Frequently Asked Questions

What is a good cost per booked job for HVAC?

It depends on your average ticket. A company with a $350 average service ticket can sustain a higher cost per booked job than one averaging $250. As a rough rule, marketing cost per booked job should not exceed 15% to 20% of average ticket to maintain healthy margins. At a $400 average ticket, that puts a reasonable ceiling around $60 to $80 per booked job.

Are Local Service Ads worth it for HVAC?

For companies with a strong CSR team, a fast answer rate, and the operational capacity to dispute non-qualified leads, LSA is often worth running alongside GBP optimization. The cost per booked job from well-managed LSA ($85 to $130) is competitive with Google Ads. The lead quality is generally higher. The tradeoff is less control and more dispute-management overhead.

How do I calculate my cost per booked job by channel?

Divide your total channel spend by the number of booked jobs attributed to that channel in the same period. To do this accurately, you need call tracking by source and a booking rate tracked by call source. Most field service management platforms can connect to call tracking data.

Why is my Google Ads cost per lead going up?

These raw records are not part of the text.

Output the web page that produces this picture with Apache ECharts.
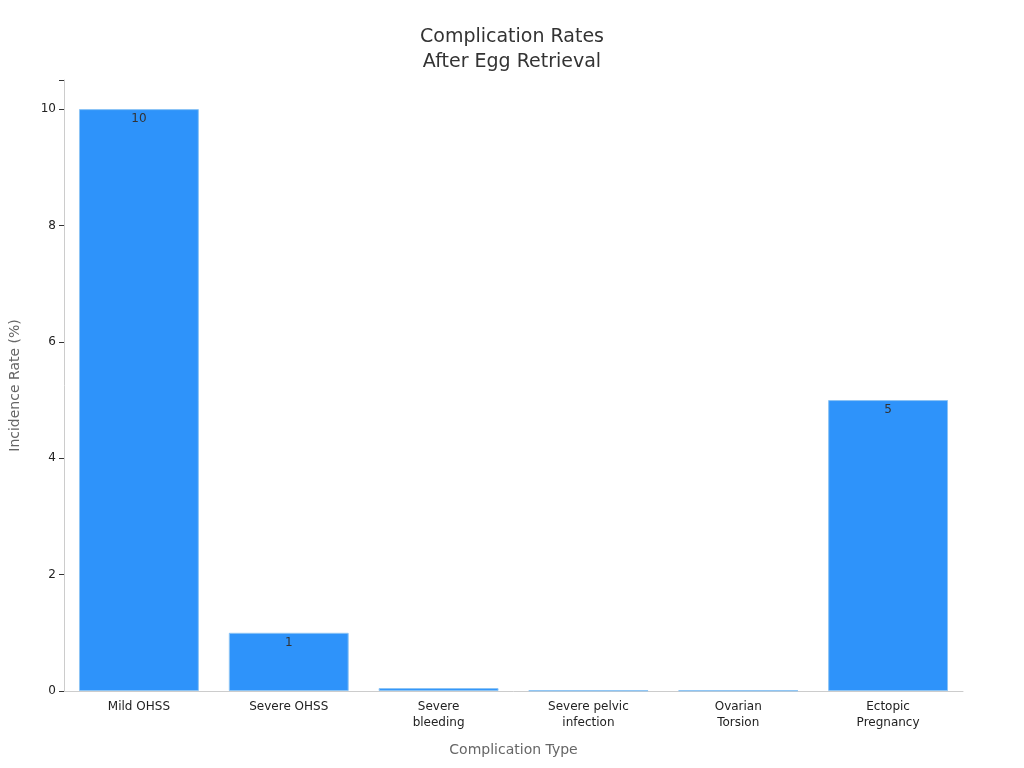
<!DOCTYPE html>
<html><head><meta charset="utf-8">
<script src="https://cdn.jsdelivr.net/npm/echarts@6/dist/echarts.min.js"></script>
<style>html,body{margin:0;background:#fff}#chart{width:1024px;height:768px}</style>
</head><body><div id="chart"></div>
<script>
var categories = ['Mild OHSS', 'Severe OHSS', 'Severe\nbleeding', 'Severe pelvic\ninfection', 'Ovarian\nTorsion', 'Ectopic\nPregnancy'];
var rates = [10, 1, 0.05, 0.01, 0.01, 5];
var yTicks = [0, 2, 4, 6, 8, 10];

var chart = echarts.init(document.getElementById('chart'));
chart.setOption({
    title: {
        text: 'Complication Rates\nAfter Egg Retrieval',
        left: 'center', top: 20,
        textStyle: {fontFamily: 'DejaVu Sans', fontSize: 19, fontWeight: 'normal', color: '#333', lineHeight: 25}
    },
    grid: {left: 61, right: 61, top: 80, bottom: 77},
    xAxis: {
        type: 'category', data: categories,
        name: 'Complication Type', nameLocation: 'middle', nameGap: 52,
        nameTextStyle: {fontFamily: 'DejaVu Sans', fontSize: 14, color: '#666'},
        axisLine: {lineStyle: {color: '#ccc'}},
        axisTick: {alignWithLabel: true, lineStyle: {color: '#333'}},
        axisLabel: {fontFamily: 'DejaVu Sans', fontSize: 12, color: '#222', lineHeight: 16, interval: 0}
    },
    yAxis: {
        type: 'value', min: 0, max: 10.5, interval: 2,
        name: 'Incidence Rate (%)', nameLocation: 'middle', nameGap: 42,
        nameTextStyle: {fontFamily: 'DejaVu Sans', fontSize: 14, color: '#666'},
        splitLine: {show: false},
        axisLine: {show: true, lineStyle: {color: '#ccc'}},
        axisTick: {show: true, lineStyle: {color: '#333'}},
        axisLabel: {fontFamily: 'DejaVu Sans', fontSize: 12, color: '#222',
            formatter: function (v) { return yTicks.indexOf(v) >= 0 ? v : ''; }}
    },
    series: [{
        type: 'bar', data: rates, barWidth: '80%',
        itemStyle: {color: '#2e93fa', borderColor: '#8cc4f5', borderWidth: 1},
        label: {show: true, position: 'insideTop', distance: 4, color: '#333',
            fontFamily: 'DejaVu Sans', fontSize: 12,
            formatter: function (p) { return p.value >= 1 ? p.value : ''; }}
    }]
});
</script></body></html>
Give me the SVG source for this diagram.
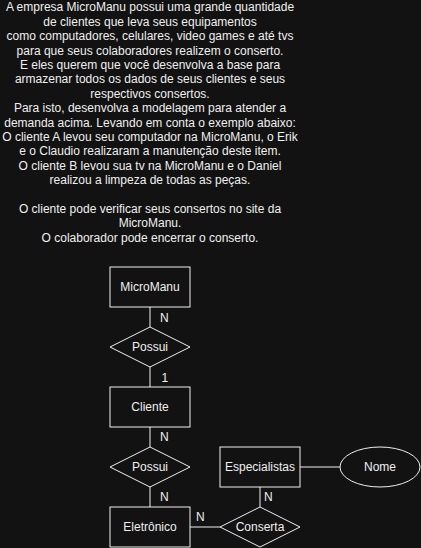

HVAC keyword CPCs have risen consistently year over year. The average is now $29 to $33 and continues to climb. Seasonal peaks push it higher. If your cost per lead is increasing without a proportional increase in booked jobs, the issue may be landing page conversion rate, booking rate on calls, or campaign targeting drift.

Can organic SEO replace paid ads for HVAC?

Not in the short term. Organic rankings take months to build and depend on accumulated content, backlinks, and domain authority. Paid channels are necessary to maintain call volume while organic and map pack visibility grows. Most HVAC companies at the $1M to $5M scale should run both, with the ratio shifting toward organic as visibility builds over 12 to 24 months.